Так не будем же больше думать о ней. Силы воли у нас достаточно. Можно укротить мужское влечение. Сколько есть на улице интересных вещей! У мужчин, идущих навстречу, много других забот, кроме любви. Да и не все женщины думают о ней. Как хорош зеленовато-черный цвет неба! Какой очаровательный свет таится за этой шторой в красную полосу!
Но зачем женщины красятся? Если они думают о своей домашней работе или о мелких житейских неприятностях, о мирных заботах, то зачем скользят по тебе этими опасными, блестящими взглядами, на которые инстинкт опрометчиво наталкивается, как на плавучие мины! Сложенные вечерние газеты лежат столбиками на столике киоска. Но вокруг висят на веревочках иллюстрированные журналы. Повсюду полуголые женщины; идеально округлые груди выставили свои алые соски; тонкие ноги в черных чулках образуют аллею к незримому полу. Весь киоск – словно часовенка, посвященная блуду.
Забор строительной конторы метро. Над ним упираются в зеленовато-черный мрак железные силуэты. Мрачный, упрямый труд человека, традиция землекопов и строительных рабочих. Крупный, беспокойный зверь, все время переделывающий свое логово. Но нельзя же нарочно сделать так, чтобы не видеть афиш. Еще одна голая женщина. Под предлогом прославления какого-то коньяка опять извивы, пылание розовой плоти. Снова легкая драпировка, обнажающая грудь с соском, ласкающая зад и сливающаяся с тенями на животе, словно ее назначение – направлять манию прохожего. Мерзкий город! Оставаться чистым легко, пожалуй, в деревне. Любовь растений не видна. Не так уж много животных спаривается у тебя на глазах. И там соблазнительных женщин так мало. Широкие, спокойные мысли опираются на горный горизонт, на линию лугов и полей. Милые мои мысли! Насколько вы больше гармонируете со счастьем. Насколько умеете лучше утешать человека. С вами не чувствуешь ни этого гложущего голода, ни этой, несколько сатанинской, тревоги. Волнистость позлащенной земли. Овраг между еловыми лесами тянется вверх до хаоса камней. Думаешь только о всей жизни, медленной и просветленной, как звуки органа. Вожделение не страдает лихорадкой. Когда оно в тебе зарождается, то похоже на туман над лугами; вскоре мировой ветер уносит его, оно становится неузнаваемым и только прибавляет еще один аромат к благоуханию земли.
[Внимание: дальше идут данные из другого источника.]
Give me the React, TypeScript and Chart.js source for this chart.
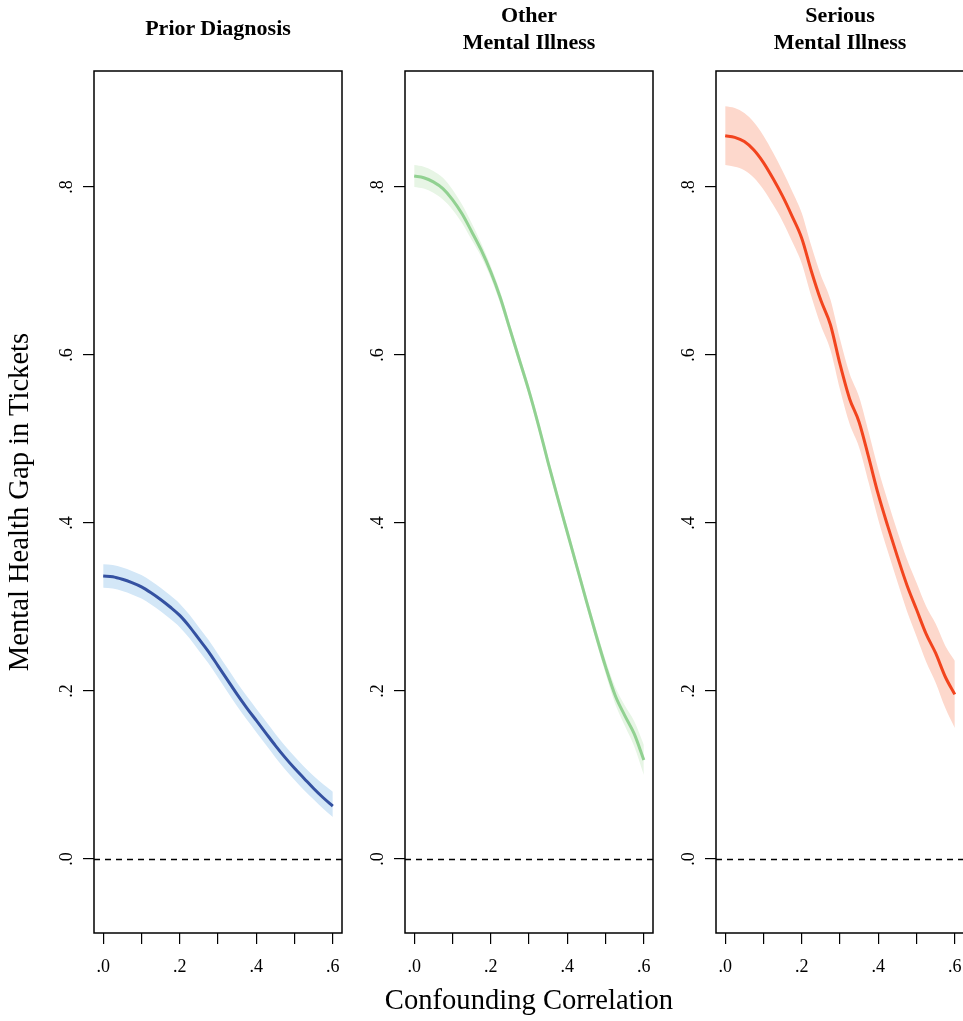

По счастью, есть эта река, это отражение огней в воде, это спокойствие черной воды; эти памятники во мгле. Ах, тем лучше, что они во мгле. Снова были бы видны по всем углам, на решетках, в нишах лицемерно задрапированные красавицы. Здесь люди помешаны на женщинах. Сад, по которому проходишь, – это облава голых женщин. Люди эти боятся, как бы ты на миг не забыл о грудях и ягодицах, о дурманящем обаянии красиво изогнутой плоти; им приятно обожествлять эти округлости, они наделяют ими белых мраморных богинь, вознесенных над тобою, блистающих солнцем и небом. Даже ставя памятник министру, они делают ему подножие из голых женщин; и, как виноградарь на гроздьях, он пляшет в своем сюртуке на корзине ягодиц и полносочных грудей, на урожае бронзовых телес.
Опять их кафе. Опять их женщины. Эти две – в кисейных шемизетках. В своего рода сетках для поцелуев. Им не холодно, когда надо показать тело. За этой кисеей как волшебно соблазнительна кожа! Какое наваждение исходит от первой тени между грудями. Нелепо! Гнусно! Унизительно! Вынуждать тебя думать только об этом. Их музыка! Как скрипач склонился щекой на скрипку! Точно у него кружится голова. Как нагибается, сгорбив спину, пианист, и выпрямляется, и покачивается. Их музыка! Точно длинные ремешки тебя задевают, ласкают, хлещут, чтобы не дать желанию уснуть в твоих чреслах, если бы ты случайно отвел в сторону глаза, если бы ты все-таки стал думать о чем-нибудь другом. А в случае строптивости твоих чресел готовы действовать коварная томность, пошлая меланхолия мелодий.